# To be done
Start at the line that has "Write the matplotlib code for this chart." and stop at the line that has "from matplotlib.ticker import". Print those lines and all lines between them exactly, and nothing more.

# Given data

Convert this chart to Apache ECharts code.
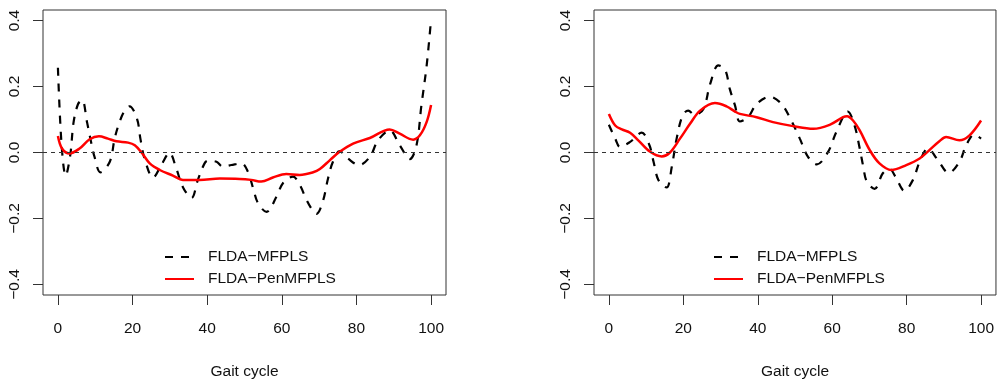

==

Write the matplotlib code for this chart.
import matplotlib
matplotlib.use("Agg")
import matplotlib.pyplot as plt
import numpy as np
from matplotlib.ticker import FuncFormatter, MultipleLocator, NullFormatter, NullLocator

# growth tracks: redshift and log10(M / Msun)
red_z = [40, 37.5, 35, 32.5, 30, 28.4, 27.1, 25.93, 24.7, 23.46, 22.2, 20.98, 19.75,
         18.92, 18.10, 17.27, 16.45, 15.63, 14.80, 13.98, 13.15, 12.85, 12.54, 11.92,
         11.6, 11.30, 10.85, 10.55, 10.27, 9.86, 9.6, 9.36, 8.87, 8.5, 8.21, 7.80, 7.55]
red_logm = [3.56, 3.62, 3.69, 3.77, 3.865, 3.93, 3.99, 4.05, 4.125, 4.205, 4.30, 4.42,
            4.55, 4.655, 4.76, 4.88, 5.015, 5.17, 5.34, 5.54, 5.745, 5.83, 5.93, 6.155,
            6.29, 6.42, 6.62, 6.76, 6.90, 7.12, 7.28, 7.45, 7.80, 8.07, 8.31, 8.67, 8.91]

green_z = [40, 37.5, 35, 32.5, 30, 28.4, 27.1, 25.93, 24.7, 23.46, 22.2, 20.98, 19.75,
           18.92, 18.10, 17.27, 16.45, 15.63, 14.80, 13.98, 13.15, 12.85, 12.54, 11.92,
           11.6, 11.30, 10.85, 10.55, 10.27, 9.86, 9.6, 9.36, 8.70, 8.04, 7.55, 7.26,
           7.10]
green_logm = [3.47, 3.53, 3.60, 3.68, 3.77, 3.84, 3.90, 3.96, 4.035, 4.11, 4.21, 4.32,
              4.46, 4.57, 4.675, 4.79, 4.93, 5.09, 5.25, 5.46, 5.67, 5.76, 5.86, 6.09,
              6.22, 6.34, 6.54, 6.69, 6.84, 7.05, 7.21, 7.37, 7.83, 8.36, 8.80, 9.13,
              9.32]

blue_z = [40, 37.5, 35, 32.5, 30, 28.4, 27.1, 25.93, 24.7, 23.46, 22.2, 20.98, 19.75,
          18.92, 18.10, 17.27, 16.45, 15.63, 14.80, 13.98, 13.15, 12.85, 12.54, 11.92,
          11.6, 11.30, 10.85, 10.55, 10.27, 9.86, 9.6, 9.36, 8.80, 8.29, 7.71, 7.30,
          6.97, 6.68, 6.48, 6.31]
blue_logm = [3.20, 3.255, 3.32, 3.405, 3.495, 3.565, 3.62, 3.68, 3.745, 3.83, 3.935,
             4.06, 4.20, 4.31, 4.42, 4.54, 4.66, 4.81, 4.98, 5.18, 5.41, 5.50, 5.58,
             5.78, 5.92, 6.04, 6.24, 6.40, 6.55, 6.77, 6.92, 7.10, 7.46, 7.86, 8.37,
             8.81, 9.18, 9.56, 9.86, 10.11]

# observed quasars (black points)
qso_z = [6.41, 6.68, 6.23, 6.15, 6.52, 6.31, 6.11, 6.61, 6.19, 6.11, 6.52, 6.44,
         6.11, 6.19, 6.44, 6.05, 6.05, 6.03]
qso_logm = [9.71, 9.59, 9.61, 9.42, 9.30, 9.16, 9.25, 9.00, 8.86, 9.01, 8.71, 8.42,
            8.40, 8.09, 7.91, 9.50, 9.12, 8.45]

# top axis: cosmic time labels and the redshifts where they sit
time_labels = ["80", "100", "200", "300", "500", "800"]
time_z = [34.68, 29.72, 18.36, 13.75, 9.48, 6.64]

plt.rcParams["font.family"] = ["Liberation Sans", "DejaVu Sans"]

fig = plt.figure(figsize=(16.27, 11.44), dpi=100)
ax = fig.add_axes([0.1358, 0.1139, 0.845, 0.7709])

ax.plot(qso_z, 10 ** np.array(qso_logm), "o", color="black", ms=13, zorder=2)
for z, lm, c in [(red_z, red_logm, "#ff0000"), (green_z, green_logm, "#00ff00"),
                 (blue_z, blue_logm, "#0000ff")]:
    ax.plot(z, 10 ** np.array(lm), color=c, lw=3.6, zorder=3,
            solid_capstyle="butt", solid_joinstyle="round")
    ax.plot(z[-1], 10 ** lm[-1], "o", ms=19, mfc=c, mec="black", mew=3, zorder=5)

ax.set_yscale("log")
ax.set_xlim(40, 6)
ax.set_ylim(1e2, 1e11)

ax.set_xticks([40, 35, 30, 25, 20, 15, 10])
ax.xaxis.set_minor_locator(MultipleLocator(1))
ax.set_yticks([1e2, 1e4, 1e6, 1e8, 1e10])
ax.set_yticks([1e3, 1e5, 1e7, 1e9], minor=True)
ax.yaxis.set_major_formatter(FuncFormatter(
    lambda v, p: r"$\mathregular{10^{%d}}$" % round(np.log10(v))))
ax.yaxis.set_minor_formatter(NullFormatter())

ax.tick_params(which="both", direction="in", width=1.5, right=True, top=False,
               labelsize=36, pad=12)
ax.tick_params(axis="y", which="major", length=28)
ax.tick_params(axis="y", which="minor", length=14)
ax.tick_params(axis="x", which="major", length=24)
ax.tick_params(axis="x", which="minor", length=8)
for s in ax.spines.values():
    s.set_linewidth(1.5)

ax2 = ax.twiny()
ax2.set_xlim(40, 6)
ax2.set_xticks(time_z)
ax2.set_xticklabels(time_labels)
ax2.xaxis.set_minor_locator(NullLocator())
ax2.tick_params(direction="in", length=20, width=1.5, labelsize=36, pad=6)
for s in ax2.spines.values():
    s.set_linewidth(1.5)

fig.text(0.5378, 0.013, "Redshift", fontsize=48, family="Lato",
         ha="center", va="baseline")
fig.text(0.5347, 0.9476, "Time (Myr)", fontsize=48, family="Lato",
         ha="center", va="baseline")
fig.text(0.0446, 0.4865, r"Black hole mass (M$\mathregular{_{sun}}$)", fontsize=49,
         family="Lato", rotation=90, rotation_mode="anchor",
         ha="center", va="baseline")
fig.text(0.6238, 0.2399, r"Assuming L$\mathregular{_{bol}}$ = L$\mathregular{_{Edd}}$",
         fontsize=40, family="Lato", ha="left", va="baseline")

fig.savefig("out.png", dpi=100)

# Correct result
Write the matplotlib code for this chart.
import matplotlib
matplotlib.use("Agg")
import matplotlib.pyplot as plt
import numpy as np
from matplotlib.ticker import FuncFormatter, MultipleLocator, NullFormatter, NullLocator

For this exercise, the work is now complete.